PROJECT SUMMARY
Our long-term objective is to characterize the microenvironments that influence B lymphocyte development during altered
bone homeostasis. B lymphocytes are required for the production of antibodies that are crucial for a robust adaptive immune
response. Studies from many groups have determined the stages of maturation, the molecular mechanisms of B cell antigen
receptor gene rearrangements and generation of receptor diversity, and mechanisms of self-tolerance in conventional B
cells. The microenvironments in the bone marrow (BM) that support B cell progenitors and mature B cells have been
described (2-7), and it appears that development of robust antibody responses from B cells is influenced by the relatively
low oxygen levels in the germinal centers of the spleen and lymph nodes (11). However, relatively little is known about
the mechanisms by which oxygen levels regulate B cell development in the bone marrow. We aim to fill the scientific
knowledge gap on the microenvironmental niches that influence the maintenance and function of adult B cell subsets. In
the course of our studies to examine the effects of altered bone homeostasis on immune cell development, we discovered
that B cell development was severely impaired in mice in which a hypoxia response pathway gene, von-Hippel Lindau
(Vhl), is conditionally deleted in osteocytes (12). We hypothesized that Vhl-deficiency in osteocytes results in structural
and molecular changes in the vascular architecture in the BM microenvironments, which may alter oxygen tension to levels
that support aberrant B development. In support of this, our preliminary analyses suggest that deletion of Vhl in osteocytes
results in increased permeability in the vasculature. However, off-target expression of the Dmp1-Cre transgene in
osteoblasts clouds this interpretation. Other tissue-specific Cre mice traditionally used to study the skeletal system display
off-target or broader expression than expected, diminishing their utility in defining the role of gene deletion in specific cell
types. In addition, current mouse models do not permit the study of Vhl-deficiency on immune cell development in postnatal
and adult BM microenvironments. MSCs are osteocyte precursors, can support B cell development in the BM (13) but the
specific and unique contributions of the MSCs, OBs and OCYs to B cell maturation is unclear. Therefore, we propose to
generate a novel inducible Vhl-conditional knockout mouse model, to assess the cell-extrinsic effects of Vhl deletion in
MSCs on B cell development. We aim to combine transplantation strategies with high-resolution intravital (live)

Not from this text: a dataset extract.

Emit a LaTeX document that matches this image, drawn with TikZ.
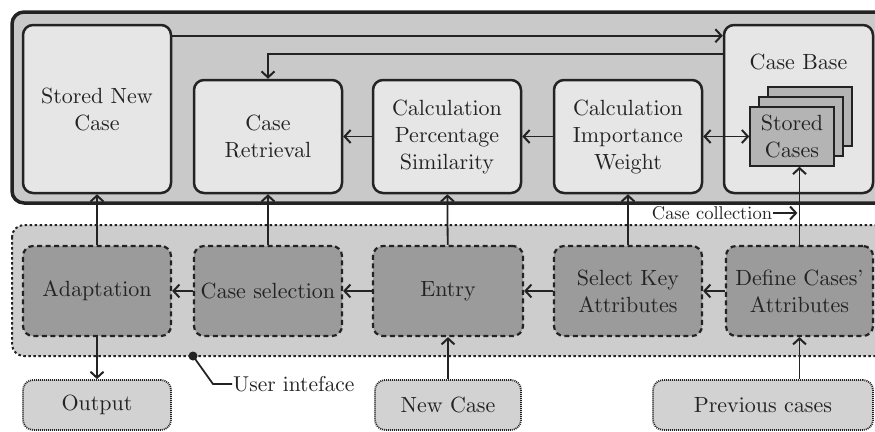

microscopy of the calvaria and ex vivo long bone imaging to characterize the Vhl-deficient bone marrow
microenvironment in order to identify changes that may influence B cell development, such as oxygen tension, blood vessel
type and structure, the presence and location of stromal cells or hematopoietic cells, and changes in bone morphology.
Finally, we aim to analyze the niches longitudinally over time, in order to determine how the distinct physical properties in
the bone change and affects the progression of B cell developmental defects in Vhl-deficient bones as a function of time.
This information could be applied to future studies of the effects of irradiation, myeloablative conditioning, or bone-building
drugs on bone marrow niches and immune cell development.